Exercise directions: Repeat the lines exactly from the line that contains "Clone this chart in matplotlib." through the line that contains "from matplotlib.patches import Rectangle"; leave images out and add nothing.

Available records:
::::::::::

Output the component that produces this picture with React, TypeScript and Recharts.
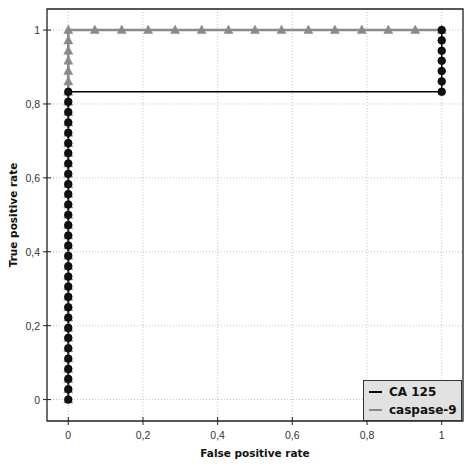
import React from 'react';
import { LineChart, Line, XAxis, YAxis, CartesianGrid, Legend, ReferenceArea } from 'recharts';

// CA 125 ROC points
const ca125Fpr = [
  0, 0, 0, 0, 0, 0, 0, 0, 0, 0, 0, 0, 0, 0, 0, 0, 0, 0, 0, 0, 0, 0, 0, 0, 0, 0, 0, 0, 0, 0, 0,
  1, 1, 1, 1, 1, 1, 1,
];
const ca125Tpr = [
  0, 0.028, 0.056, 0.083, 0.111, 0.139, 0.167, 0.194, 0.222, 0.25, 0.278, 0.306, 0.333, 0.361,
  0.389, 0.417, 0.444, 0.472, 0.5, 0.528, 0.556, 0.583, 0.611, 0.639, 0.667, 0.694, 0.722, 0.75,
  0.778, 0.806, 0.833,
  0.833, 0.861, 0.889, 0.917, 0.944, 0.972, 1,
];

// caspase-9 ROC points
const caspaseFpr = [
  0, 0, 0, 0, 0, 0, 0, 0, 0, 0, 0, 0, 0, 0, 0, 0, 0, 0, 0, 0, 0, 0, 0, 0, 0, 0, 0, 0, 0, 0, 0,
  0, 0, 0, 0, 0, 0,
  0.071, 0.143, 0.214, 0.286, 0.357, 0.429, 0.5, 0.571, 0.643, 0.714, 0.786, 0.857, 0.929, 1,
];
const caspaseTpr = [
  0, 0.028, 0.056, 0.083, 0.111, 0.139, 0.167, 0.194, 0.222, 0.25, 0.278, 0.306, 0.333, 0.361,
  0.389, 0.417, 0.444, 0.472, 0.5, 0.528, 0.556, 0.583, 0.611, 0.639, 0.667, 0.694, 0.722, 0.75,
  0.778, 0.806, 0.833, 0.861, 0.889, 0.917, 0.944, 0.972, 1,
  1, 1, 1, 1, 1, 1, 1, 1, 1, 1, 1, 1, 1, 1,
];

const axisTicks = [0, 0.2, 0.4, 0.6, 0.8, 1];
const xDomain = [-0.057, 1.057];
const yDomain = [-0.058, 1.057];
const seriesNames = ['CA 125', 'caspase-9'];
const seriesColors = ['#000000', '#8a8a8a'];

const ca125Data = ca125Fpr.map((x, i) => ({ x, y: ca125Tpr[i] }));
const caspaseData = caspaseFpr.map((x, i) => ({ x, y: caspaseTpr[i] }));

const fmt = (v: number) => String(v).replace('.', ',');
const tickFont = { fontFamily: 'Liberation Sans, Arial, sans-serif', fontSize: 10.5, fill: '#333340' };

const XTick = (props: any) => {
  const { x, y, payload } = props;
  return (
    <g>
      <line x1={x} x2={x} y1={y - 4} y2={y + 4} stroke="#222" strokeWidth={1} />
      <text x={x} y={y + 18} textAnchor="middle" {...tickFont}>
        {fmt(payload.value)}
      </text>
    </g>
  );
};

const YTick = (props: any) => {
  const { x, y, payload } = props;
  return (
    <g>
      <line x1={x - 4} x2={x + 4} y1={y} y2={y} stroke="#222" strokeWidth={1} />
      <text x={x - 7} y={y + 4} textAnchor="end" {...tickFont}>
        {fmt(payload.value)}
      </text>
    </g>
  );
};

const Tri = (props: any) => {
  const { cx, cy, index } = props;
  if (cx == null || cy == null) return <g key={`t${index}`} />;
  return (
    <polygon
      key={`t${index}`}
      points={`${cx},${cy - 5} ${cx - 4.5},${cy + 3.5} ${cx + 4.5},${cy + 3.5}`}
      fill="#8a8a8a"
      stroke="#8a8a8a"
      strokeWidth={0.5}
    />
  );
};

const Dot = (props: any) => {
  const { cx, cy, index } = props;
  if (cx == null || cy == null) return <g key={`d${index}`} />;
  return <circle key={`d${index}`} cx={cx} cy={cy} r={3.8} fill="#111" stroke="#000" strokeWidth={0.8} />;
};

const titleFont = { fontFamily: 'DejaVu Sans, sans-serif', fontSize: 10.5, fontWeight: 700, fill: '#111' };

const LegendBox = () => (
  <div
    style={{
      width: 99,
      height: 41,
      background: '#e1e1e1',
      border: '1px solid #333',
      boxSizing: 'border-box',
      fontFamily: 'DejaVu Sans, sans-serif',
      fontWeight: 700,
      fontSize: 12,
      color: '#111',
      paddingTop: 2,
      textAlign: 'left',
    }}
  >
    {seriesNames.map((n, i) => (
      <div key={n} style={{ display: 'flex', alignItems: 'center', height: 18 }}>
        <div style={{ width: 13, height: 2, background: seriesColors[i], marginLeft: 5, marginRight: 7 }} />
        <span>{n}</span>
      </div>
    ))}
  </div>
);

export default function App() {
  return (
    <div style={{ position: 'absolute', left: 0, top: 0, width: 474, height: 467, background: '#fff' }}>
      <LineChart width={474} height={467} margin={{ top: 9, right: 11, bottom: 0, left: 0 }}>
        <CartesianGrid
          xAxisId="b"
          yAxisId="l"
          stroke="#c4c4c4"
          strokeDasharray="1 2"
          horizontalValues={axisTicks}
          verticalValues={axisTicks}
        />
        <XAxis
          xAxisId="b"
          type="number"
          dataKey="x"
          domain={xDomain}
          ticks={axisTicks}
          allowDataOverflow
          height={46}
          tickSize={0}
          tickMargin={0}
          tick={<XTick />}
          axisLine={false}
          label={{
            content: (p: any) => {
              const vb = p.viewBox;
              return (
                <text x={vb.x + vb.width / 2} y={vb.y + 36} textAnchor="middle" {...titleFont}>
                  False positive rate
                </text>
              );
            },
          }}
        />
        <YAxis
          yAxisId="l"
          type="number"
          dataKey="y"
          domain={yDomain}
          ticks={axisTicks}
          allowDataOverflow
          width={47}
          tickSize={0}
          tickMargin={0}
          tick={<YTick />}
          axisLine={false}
          label={{
            content: (p: any) => {
              const vb = p.viewBox;
              const cx = 17;
              const cy = vb.y + vb.height / 2;
              return (
                <text x={cx} y={cy} textAnchor="middle" transform={`rotate(-90 ${cx} ${cy})`} {...titleFont}>
                  True positive rate
                </text>
              );
            },
          }}
        />
        <ReferenceArea
          xAxisId="b"
          yAxisId="l"
          x1={xDomain[0]}
          x2={xDomain[1]}
          y1={yDomain[0]}
          y2={yDomain[1]}
          fill="none"
          fillOpacity={0}
          stroke="#222"
          strokeWidth={1.3}
          strokeOpacity={1}
          ifOverflow="visible"
        />
        <Legend
          layout="horizontal"
          verticalAlign="middle"
          align="center"
          content={<LegendBox />}
          wrapperStyle={{ position: 'absolute', left: 363, top: 380, width: 99, height: 41 }}
        />
        <Line
          xAxisId="b"
          yAxisId="l"
          data={caspaseData}
          dataKey="y"
          name="caspase-9"
          stroke="#8a8a8a"
          strokeWidth={2.6}
          dot={Tri}
          activeDot={false}
          isAnimationActive={false}
        />
        <Line
          xAxisId="b"
          yAxisId="l"
          data={ca125Data}
          dataKey="y"
          name="CA 125"
          stroke="#000"
          strokeWidth={1.5}
          dot={Dot}
          activeDot={false}
          isAnimationActive={false}
        />
      </LineChart>
    </div>
  );
}
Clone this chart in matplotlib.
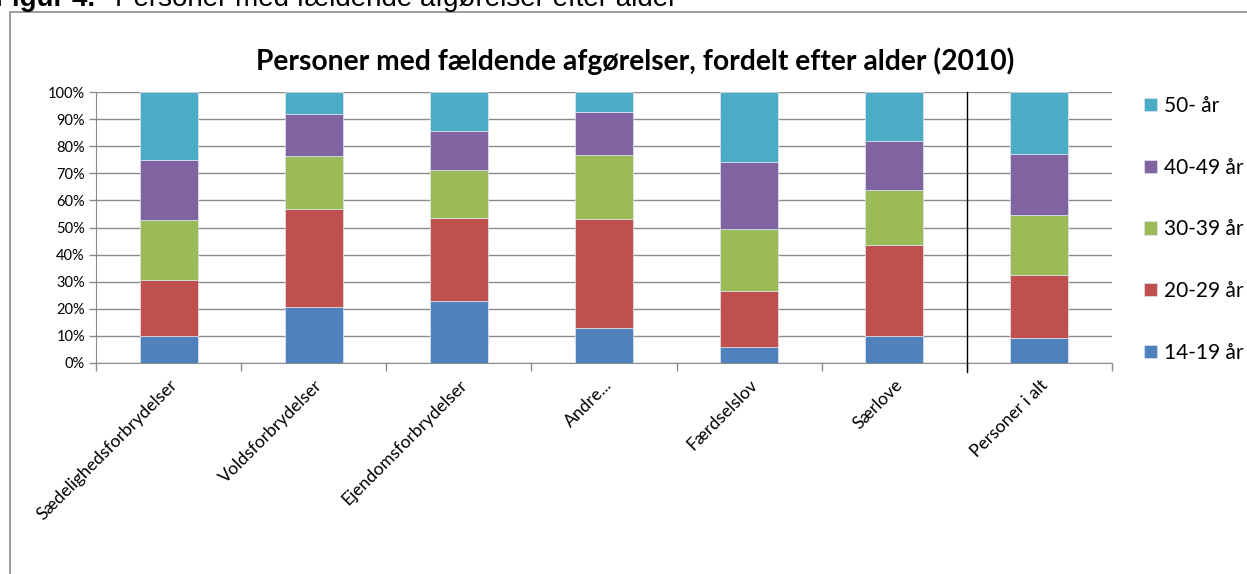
import numpy as np
import matplotlib
matplotlib.use('Agg')
import matplotlib.pyplot as plt
from matplotlib.patches import Rectangle

kategorier = ['Sædelighedsforbrydelser', 'Voldsforbrydelser', 'Ejendomsforbrydelser',
              'Andre...', 'Færdselslov', 'Særlove', 'Personer i alt']
aldre = ['14-19 år', '20-29 år', '30-39 år', '40-49 år', '50- år']

# andele i procent, læst af figuren
a14_19 = [10.1, 20.8, 22.9, 12.9, 5.9, 10.1, 9.1]
a20_29 = [20.5, 36.1, 30.7, 40.3, 20.5, 33.3, 23.5]
a30_39 = [22.3, 19.5, 17.6, 23.6, 23.0, 20.3, 22.1]
a40_49 = [22.0, 15.5, 14.5, 15.9, 24.9, 18.3, 22.5]
a50 = [25.1, 8.1, 14.3, 7.3, 25.7, 18.0, 22.8]

farver = ['#4F81BD', '#C0504D', '#9BBB59', '#8064A2', '#4BACC6']
serier = [a14_19, a20_29, a30_39, a40_49, a50]

fig = plt.figure(figsize=(12.47, 5.74), dpi=100)
ax = fig.add_axes([96/1247, 1 - 363/574, 1016/1247, 271/574])

x = np.arange(len(kategorier))
bund = np.zeros(len(kategorier))
handles = []
for vals, farve, navn in zip(serier, farver, aldre):
    b = ax.bar(x, np.array(vals) / 100, 0.4, bottom=bund, color=farve,
               edgecolor='#dde6f0', linewidth=0.5, label=navn, zorder=3)
    handles.append(b)
    bund += np.array(vals) / 100

ax.set_xlim(-0.5, len(kategorier) - 0.5)
ax.set_ylim(0, 1)
ax.set_yticks(np.arange(0, 1.01, 0.1))
ax.set_yticklabels([f'{int(round(v * 100))}%' for v in np.arange(0, 1.01, 0.1)],
                   fontsize=10.5, family='Lato')
ax.yaxis.grid(True, color='#8c8c8c', linewidth=1, zorder=0)
ax.set_axisbelow(True)

ax.set_xticks(np.arange(-0.5, len(kategorier), 1.0))
ax.set_xticklabels([])
ax.set_xticks(x, minor=True)
ax.set_xticklabels(kategorier, minor=True, rotation=45, ha='right',
                   rotation_mode='anchor', fontsize=12.6, family='Lato')
ax.tick_params(axis='x', which='minor', length=0, pad=10)
ax.tick_params(axis='x', which='major', length=6, color='#8c8c8c', width=1)
ax.tick_params(axis='y', length=5, color='#8c8c8c', width=1, pad=3)

for s in ['top', 'right']:
    ax.spines[s].set_visible(False)
for s in ['left', 'bottom']:
    ax.spines[s].set_color('#8c8c8c')

# skillelinje foran "Personer i alt"
ax.plot([5.5, 5.5], [-0.035, 1.0], color='black', linewidth=1, clip_on=False, zorder=4)

fig.text(635/1247, 1 - 61/574,
         'Personer med fældende afgørelser, fordelt efter alder (2010)',
         fontsize=20.3, fontweight='bold', family='Lato', ha='center', va='center')

leg = ax.legend(handles[::-1], aldre[::-1], loc='upper left',
                bbox_to_anchor=((1144 - 96) / 1016, (363 - 96) / 271),
                frameon=False, prop={'family': 'Lato', 'size': 15},
                labelspacing=2.0, borderpad=0, borderaxespad=0,
                handlelength=0.62, handleheight=0.62, handletextpad=0.32)

# ramme rundt om figuren
fig.patches.append(Rectangle((10/1247, -0.02), 1.1, 1 - 12/574 + 0.02,
                             transform=fig.transFigure, fill=False,
                             edgecolor='#8c8c8c', linewidth=1.2))

fig.text(95/1247, 1 - 6/574, 'Figur 4.', fontsize=20, fontweight='bold',
         family='Liberation Sans', va='baseline', ha='right')
fig.text(115/1247, 1 - 6/574, 'Personer med fældende afgørelser efter alder',
         fontsize=20, family='Liberation Sans', va='baseline')

fig.savefig('out.png', dpi=100)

::::::::::

Response to the task:
Clone this chart in matplotlib.
import numpy as np
import matplotlib
matplotlib.use('Agg')
import matplotlib.pyplot as plt
from matplotlib.patches import Rectangle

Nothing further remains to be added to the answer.